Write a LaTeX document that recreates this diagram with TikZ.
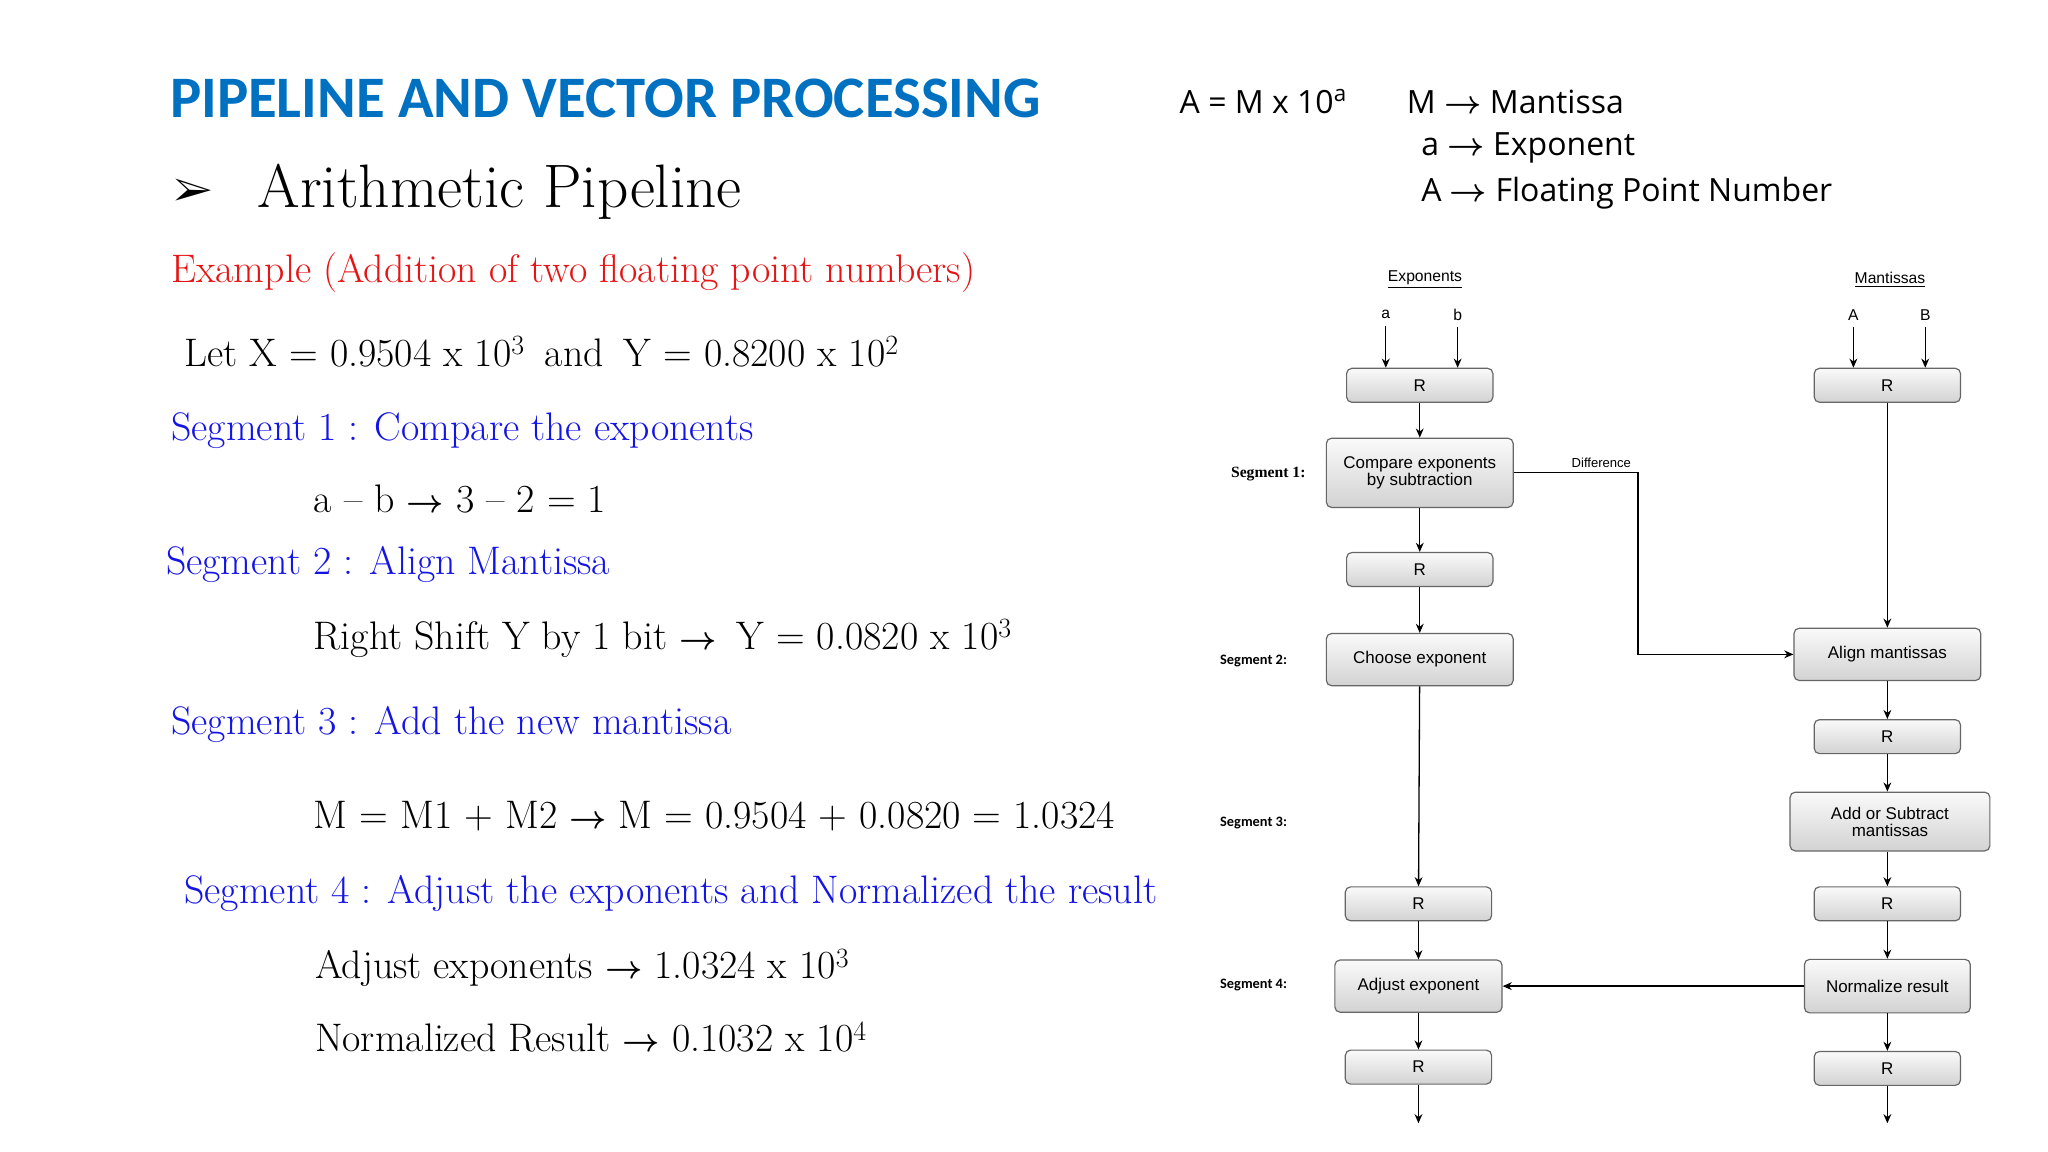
\documentclass[tikz,border=0pt]{standalone}
\usepackage{amsmath,amssymb}
\usepackage{fontspec}
\usepackage{pifont}
\usetikzlibrary{arrows.meta}
\newfontfamily\calfont{Carlito}
\newfontfamily\arfont{Liberation Sans}
\newfontfamily\osfont{Open Sans}
\newfontfamily\tmfont{Liberation Serif}
\definecolor{ttlblue}{RGB}{0,112,192}
\definecolor{segblue}{RGB}{20,20,230}
\definecolor{exred}{RGB}{230,20,20}
\newcommand{\fs}[1]{\fontsize{#1}{#1}\selectfont}
\newcommand{\ar}{$\boldsymbol{\rightarrow}$}
\begin{document}
\begin{tikzpicture}[x=1pt,y=-1pt,
  txt/.style={anchor=west,inner sep=0pt},
  body/.style={txt,font=\fs{30.5}},
  seg/.style={body,text=segblue},
  box/.style={draw=gray!80!black,rounded corners=4pt,top color=gray!4,bottom color=gray!35,
    font=\arfont\fs{13},align=center,inner sep=0pt,line width=0.9pt},
  reg/.style={box,minimum width=112pt,minimum height=26pt},
  ar/.style={-{Stealth[length=7pt,width=6pt]},line width=1pt},
  lbl/.style={font=\arfont\fs{12},inner sep=1pt},
  sl/.style={font=\calfont\bfseries\fs{11},inner sep=0pt,anchor=west}]
\useasboundingbox (0,0) rectangle (1568,882);
\fill[white] (0,0) rectangle (1568,882);
% left text
\node[txt,font=\calfont\bfseries\fs{45},text=ttlblue] (title) at (130,75) {PIPELINE AND VECTOR PROCESSING};
\node[txt,font=\fs{32}] (bul) at (133,147) {\ding{226}};
\node[txt,font=\fs{47}] (arith) at (197,147) {Arithmetic Pipeline};
\node[body,text=exred] (ex) at (131,209) {Example (Addition of two floating point numbers)};
\node[body] (letx) at (141,269) {Let X = 0.9504 x 10\textsuperscript{3}\enspace and\enspace Y = 0.8200 x 10\textsuperscript{2}};
\node[seg] (s1) at (131,330) {Segment 1 : Compare the exponents};
\node[body] (l1) at (240,382) {a -- b \ar{} 3 -- 2 = 1};
\node[seg] (s2) at (127,432) {Segment 2 : Align Mantissa};
\node[body] (l2) at (240,489) {Right Shift Y by 1 bit \ar{}\enspace Y = 0.0820 x 10\textsuperscript{3}};
\node[seg] (s3) at (131,555) {Segment 3 : Add the new mantissa};
\node[body] (l3) at (240,625) {M = M1 + M2 \ar{} M = 0.9504 + 0.0820 = 1.0324};
\node[seg] (s4) at (141,684) {Segment 4 : Adjust the exponents and Normalized the result};
\node[body] (l4) at (241,741) {Adjust exponents \ar{} 1.0324 x 10\textsuperscript{3}};
\node[body] (l5) at (241,794) {Normalized Result \ar{} 0.1032 x 10\textsuperscript{4}};
% top right
\node[txt,font=\osfont\fs{24.5}] (f) at (903,78) {A = M x 10\textsuperscript{a}};
\node[txt,font=\osfont\fs{24.5}] (m) at (1077,78) {M \ar{} Mantissa};
\node[txt,font=\osfont\fs{24.5}] (e) at (1088,113) {a \ar{} Exponent};
\node[txt,font=\osfont\fs{24.5}] (fp) at (1088,148) {A \ar{} Floating Point Number};
% diagram
\node[lbl] (expl) at (1091,214) {\underline{Exponents}};
\node[lbl] (manl) at (1447,214) {\underline{Mantissas}};
\node[lbl] (ia) at (1061,241) {a};
\node[lbl] (ib) at (1116,241) {b};
\node[lbl] (iA) at (1419,241) {A};
\node[lbl] (iB) at (1474,241) {B};
\node[reg] (r1) at (1087,295) {R};
\node[reg] (r1m) at (1445,295) {R};
\node[box,minimum width=143pt,minimum height=53pt] (cmp) at (1087,362) {Compare exponents\\by subtraction};
\node[reg] (r2) at (1087,436) {R};
\node[box,minimum width=143pt,minimum height=40pt] (cho) at (1087,505) {Choose exponent};
\node[box,minimum width=143pt,minimum height=40pt] (ali) at (1445,501) {Align mantissas};
\node[reg] (r2m) at (1445,564) {R};
\node[box,minimum width=153pt,minimum height=45pt] (add) at (1447,629) {Add or Subtract\\mantissas};
\node[reg] (r3) at (1086,692) {R};
\node[reg] (r3m) at (1445,692) {R};
\node[box,minimum width=128pt,minimum height=40pt] (adj) at (1086,755) {Adjust exponent};
\node[box,minimum width=127pt,minimum height=41pt] (nor) at (1445,755) {Normalize result};
\node[reg] (r4) at (1086,817) {R};
\node[reg] (r4m) at (1445,818) {R};
\coordinate (o1) at (1086,860);
\coordinate (o2) at (1445,860);
\node[font=\tmfont\bfseries\fs{12},inner sep=0pt] (sg1) at (971,363) {Segment 1:};
\node[sl] (sg2) at (934,506) {Segment 2:};
\node[sl] (sg3) at (934,630) {Segment 3:};
\node[sl] (sg4) at (934,754) {Segment 4:};
\draw[ar] (ia.south) ++(0,4) -- (ia.south |- r1.north);
\draw[ar] (ib.south) ++(0,4) -- (ib.south |- r1.north);
\draw[ar] (iA.south) ++(0,4) -- (iA.south |- r1m.north);
\draw[ar] (iB.south) ++(0,4) -- (iB.south |- r1m.north);
\draw[ar] (r1) -- (cmp);
\draw[ar] (cmp) -- (r2);
\draw[ar] (r2) -- (cho);
\draw[ar] (cho) -- (r3);
\draw[ar] (r3) -- (adj);
\draw[ar] (adj) -- (r4);
\draw[ar] (r4) -- (o1);
\draw[ar] (r1m) -- (ali);
\draw[ar] (ali) -- (r2m);
\draw[ar] (r2m) -- (r2m |- add.north);
\draw[ar] (r2m |- add.south) -- (r3m);
\draw[ar] (r3m) -- (nor);
\draw[ar] (nor) -- (r4m);
\draw[ar] (r4m) -- (o2);
\draw[ar] (cmp.east) -- (1254,362) |- (ali.west);
\node[font=\arfont\fs{10},inner sep=0pt] (dif) at (1226,354) {Difference};
\draw[ar] (nor.west) -- (adj.east);
\end{tikzpicture}
\end{document}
——————————
__WORK INSTRUCTIONS__.
Repeat the data in full and exactly. Omit pictures.

__EXERCISE ANSWER__.
Write a LaTeX document that recreates this diagram with TikZ.
\documentclass[tikz,border=0pt]{standalone}
\usepackage{amsmath,amssymb}
\usepackage{fontspec}
\usepackage{pifont}
\usetikzlibrary{arrows.meta}
\newfontfamily\calfont{Carlito}
\newfontfamily\arfont{Liberation Sans}
\newfontfamily\osfont{Open Sans}
\newfontfamily\tmfont{Liberation Serif}
\definecolor{ttlblue}{RGB}{0,112,192}
\definecolor{segblue}{RGB}{20,20,230}
\definecolor{exred}{RGB}{230,20,20}
\newcommand{\fs}[1]{\fontsize{#1}{#1}\selectfont}
\newcommand{\ar}{$\boldsymbol{\rightarrow}$}
\begin{document}
\begin{tikzpicture}[x=1pt,y=-1pt,
  txt/.style={anchor=west,inner sep=0pt},
  body/.style={txt,font=\fs{30.5}},
  seg/.style={body,text=segblue},
  box/.style={draw=gray!80!black,rounded corners=4pt,top color=gray!4,bottom color=gray!35,
    font=\arfont\fs{13},align=center,inner sep=0pt,line width=0.9pt},
  reg/.style={box,minimum width=112pt,minimum height=26pt},
  ar/.style={-{Stealth[length=7pt,width=6pt]},line width=1pt},
  lbl/.style={font=\arfont\fs{12},inner sep=1pt},
  sl/.style={font=\calfont\bfseries\fs{11},inner sep=0pt,anchor=west}]
\useasboundingbox (0,0) rectangle (1568,882);
\fill[white] (0,0) rectangle (1568,882);
% left text
\node[txt,font=\calfont\bfseries\fs{45},text=ttlblue] (title) at (130,75) {PIPELINE AND VECTOR PROCESSING};
\node[txt,font=\fs{32}] (bul) at (133,147) {\ding{226}};
\node[txt,font=\fs{47}] (arith) at (197,147) {Arithmetic Pipeline};
\node[body,text=exred] (ex) at (131,209) {Example (Addition of two floating point numbers)};
\node[body] (letx) at (141,269) {Let X = 0.9504 x 10\textsuperscript{3}\enspace and\enspace Y = 0.8200 x 10\textsuperscript{2}};
\node[seg] (s1) at (131,330) {Segment 1 : Compare the exponents};
\node[body] (l1) at (240,382) {a -- b \ar{} 3 -- 2 = 1};
\node[seg] (s2) at (127,432) {Segment 2 : Align Mantissa};
\node[body] (l2) at (240,489) {Right Shift Y by 1 bit \ar{}\enspace Y = 0.0820 x 10\textsuperscript{3}};
\node[seg] (s3) at (131,555) {Segment 3 : Add the new mantissa};
\node[body] (l3) at (240,625) {M = M1 + M2 \ar{} M = 0.9504 + 0.0820 = 1.0324};
\node[seg] (s4) at (141,684) {Segment 4 : Adjust the exponents and Normalized the result};
\node[body] (l4) at (241,741) {Adjust exponents \ar{} 1.0324 x 10\textsuperscript{3}};
\node[body] (l5) at (241,794) {Normalized Result \ar{} 0.1032 x 10\textsuperscript{4}};
% top right
\node[txt,font=\osfont\fs{24.5}] (f) at (903,78) {A = M x 10\textsuperscript{a}};
\node[txt,font=\osfont\fs{24.5}] (m) at (1077,78) {M \ar{} Mantissa};
\node[txt,font=\osfont\fs{24.5}] (e) at (1088,113) {a \ar{} Exponent};
\node[txt,font=\osfont\fs{24.5}] (fp) at (1088,148) {A \ar{} Floating Point Number};
% diagram
\node[lbl] (expl) at (1091,214) {\underline{Exponents}};
\node[lbl] (manl) at (1447,214) {\underline{Mantissas}};
\node[lbl] (ia) at (1061,241) {a};
\node[lbl] (ib) at (1116,241) {b};
\node[lbl] (iA) at (1419,241) {A};
\node[lbl] (iB) at (1474,241) {B};
\node[reg] (r1) at (1087,295) {R};
\node[reg] (r1m) at (1445,295) {R};
\node[box,minimum width=143pt,minimum height=53pt] (cmp) at (1087,362) {Compare exponents\\by subtraction};
\node[reg] (r2) at (1087,436) {R};
\node[box,minimum width=143pt,minimum height=40pt] (cho) at (1087,505) {Choose exponent};
\node[box,minimum width=143pt,minimum height=40pt] (ali) at (1445,501) {Align mantissas};
\node[reg] (r2m) at (1445,564) {R};
\node[box,minimum width=153pt,minimum height=45pt] (add) at (1447,629) {Add or Subtract\\mantissas};
\node[reg] (r3) at (1086,692) {R};
\node[reg] (r3m) at (1445,692) {R};
\node[box,minimum width=128pt,minimum height=40pt] (adj) at (1086,755) {Adjust exponent};
\node[box,minimum width=127pt,minimum height=41pt] (nor) at (1445,755) {Normalize result};
\node[reg] (r4) at (1086,817) {R};
\node[reg] (r4m) at (1445,818) {R};
\coordinate (o1) at (1086,860);
\coordinate (o2) at (1445,860);
\node[font=\tmfont\bfseries\fs{12},inner sep=0pt] (sg1) at (971,363) {Segment 1:};
\node[sl] (sg2) at (934,506) {Segment 2:};
\node[sl] (sg3) at (934,630) {Segment 3:};
\node[sl] (sg4) at (934,754) {Segment 4:};
\draw[ar] (ia.south) ++(0,4) -- (ia.south |- r1.north);
\draw[ar] (ib.south) ++(0,4) -- (ib.south |- r1.north);
\draw[ar] (iA.south) ++(0,4) -- (iA.south |- r1m.north);
\draw[ar] (iB.south) ++(0,4) -- (iB.south |- r1m.north);
\draw[ar] (r1) -- (cmp);
\draw[ar] (cmp) -- (r2);
\draw[ar] (r2) -- (cho);
\draw[ar] (cho) -- (r3);
\draw[ar] (r3) -- (adj);
\draw[ar] (adj) -- (r4);
\draw[ar] (r4) -- (o1);
\draw[ar] (r1m) -- (ali);
\draw[ar] (ali) -- (r2m);
\draw[ar] (r2m) -- (r2m |- add.north);
\draw[ar] (r2m |- add.south) -- (r3m);
\draw[ar] (r3m) -- (nor);
\draw[ar] (nor) -- (r4m);
\draw[ar] (r4m) -- (o2);
\draw[ar] (cmp.east) -- (1254,362) |- (ali.west);
\node[font=\arfont\fs{10},inner sep=0pt] (dif) at (1226,354) {Difference};
\draw[ar] (nor.west) -- (adj.east);
\end{tikzpicture}
\end{document}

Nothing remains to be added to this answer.